Zunehmend an Bedeutung gewinnen die einkomponentigen PU-Harze. Diese reagieren nicht duch die Mischung mit einem explizit dafür konzipierten Härter, sondern mit der Feuchtigkeit aus dem Untergrund oder der Luft. Neben der genial einfachen Handhabung sind diese Produkte vielfältig einsetzbar, so zur Absperrung von Restfeuchte bis 4 oder 4,5 CM-% Restfeuchte, als Haftvermittler mit Quarzsand für nachfolgende Ausgleich- und Spachtelarbeiten und als Systemgrundierung für ein- und zweikomonentige Reaktionsharzklebstoffe. Nicht benötigte Restmengen können problemlos im nächsten Bauvorhaben weiterverwendet werden.
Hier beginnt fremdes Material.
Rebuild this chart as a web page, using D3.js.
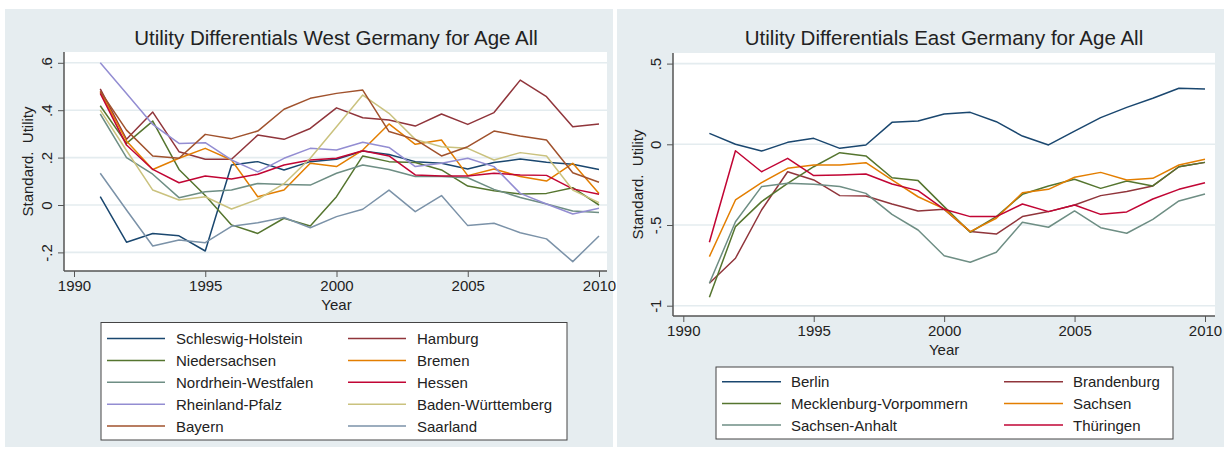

Bei diesen Systemen kann unter bestimmten Voraussetzungen auf das Abstreuen mit Quarzsand verzichtet werden.

Die Rolle des Haftvermittlers zwischen Grundierung und mineralischen Spachtelmassen übernimmt dann eine speziell dafür entwickelte Dispersionsgrundierung, welche schnell auftrocknet und einen schier wasserunlöslichen Film ausbildet. Die Dispersion muss nach Trocknung der PU-Grundierung innerhalb eines definierten Zeitfensters aufgetragen und dann zeitnah, unmittelbar nach der Trocknung, mineralisch beschichtet werden. Sollen nach der Grundierung die nachfolgenden Beläge mit modernen Reaktionsharzklebstoffen verlegt werden, so kann in der Regel auf ein Abstreuen mit Quarzsand verzichtet werden. Da auf PU-Systemen eine haftungsfeindliche Carbamatbildung nicht eintritt, kann systemgleich weitergearbeitet werden. Dies stellt bei den heute üblich engen Terminplänen ein deutliche Entspannung für den Bodenleger dar.